Reuters/Dresden, Germany

The US warned yesterday of a possible accident for the world economy if Greece and its creditors miss their June deadlines to avert a debt default.
Germany said there was no sign of a breakthrough.
With Athens struggling to make repayments due next month, the debt stand-off between Greece and its European Union partners overshadowed a meeting of policymakers from the Group of Seven rich nations otherwise held to focus on ways to get the global economy growing strongly again.
US Treasury Secretary Jack Lew repeated warnings not to minimise the global stability risk of Greece sliding out of the eurozone, even if most of its debt is no longer held by commercial banks.
“There is great uncertainty in there at a time when the world needs greater stability and certainty,” Lew told reporters after the G7 meetings.
Greece, which has been stuck in a deep debt crisis for the past five years, is due to pay back €300mn ($329.61mn) to the International Monetary Fund next Friday, although the IMF has said that deadline could be pushed back until later in June.
On June 30, Greece’s bailout expires, meaning it would be unable to call on cash currently available to it.
Lew said time was precious. “If you look from January until now, too much time has been spent unproductively,” he said.
He called for agreement quickly on the broad terms of a deal to avoid the risk of stumbling on difficult details at the last moment: “I think waiting until the day or two before whatever the deadline is, is just a way of courting an accident.”
Greek officials earlier this week said they were close to an outline agreement. That claim was quickly quashed by top officials from eurozone countries and the IMF.
German Finance Minister Wolfgang Schaueble said yesterday there was no indication of a breakthrough. “The positive news from Athens is not fully reflected in the talks,” he said.
France struck a more optimistic note, however, saying officials were not considering the possibility of Greece leaving the eurozone.
“There is no Grexit scenario,” Finance Minister Michel Sapin told reporters.
Trying to show that Greece had not dominated their meetings, G7 officials said they had discussed ways to finally put behind them the financial crisis of 2007-09.
Canada and Germany renewed their calls for countries to focus on bringing down their budget deficits as the best way to get their economies growing again.
But in a reminder of the long-standing divisions among policymakers over the merits of austerity or public spending, the US said major economies should consider using fiscal policies to support growth and avoid deflation.
The G7 said China was progressing towards having its renmimbi currency included in a basket of currencies used by the IMF. That would be a recognition of Beijing’s clout in the global economy. But Germany said China was unlikely be given the green light this year.
The finance ministers and central bank chiefs of the world’s wealthiest nations are pushing for a “code of conduct” for banking professionals, the head of the German central bank, Jens Weidmann, said yesterday.

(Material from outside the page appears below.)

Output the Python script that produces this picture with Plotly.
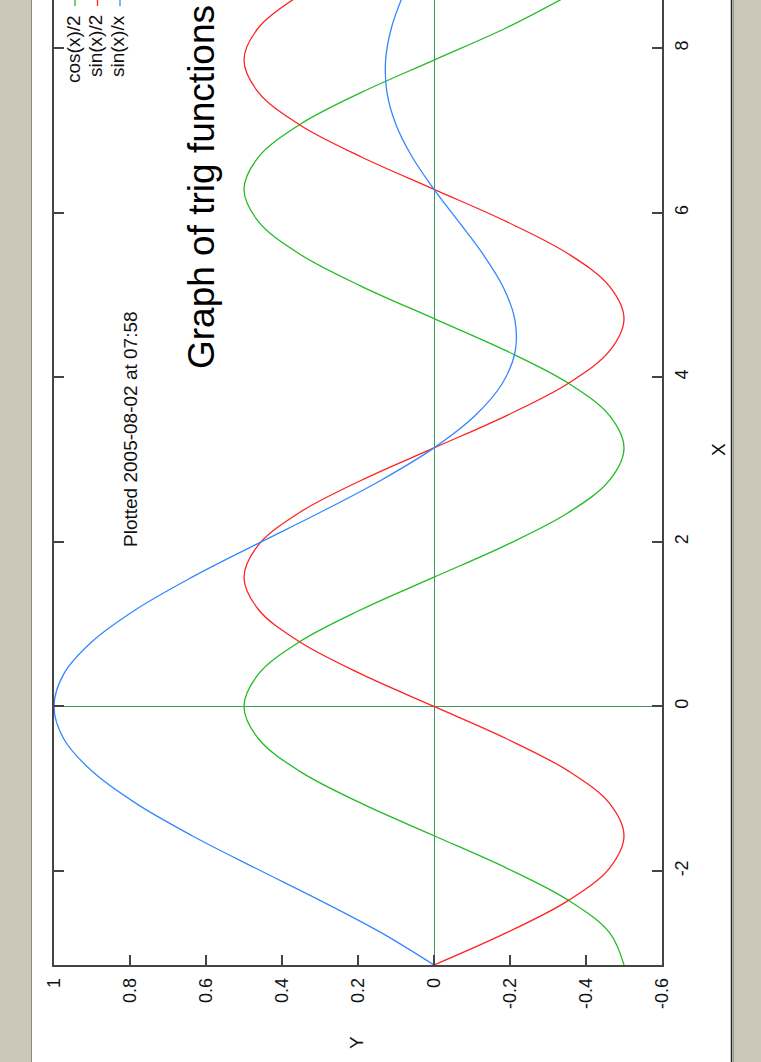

The Bundesbank chief said the Group of Seven nations were “encouraging” the Financial Stability Board to “start work on such a code.”
The FSB is an international body that monitors and makes recommendations about the global financial system.
It is based in the Swiss city of Basel and headed by Bank of England governor Mark Carney.
The banking sector has come under fire worldwide in the wake of a wave of different scandals such as the rigging of interest rates and foreign currency markets.
Speaking at a news conference following a meeting of G7 finance ministers and central bank governors, Weidmann said the code would have it limits and would remain a voluntary one.
“It’s clear that regulation and supervision have their limits. But at the end of the day it’s about personal integrity,” Weidmann said.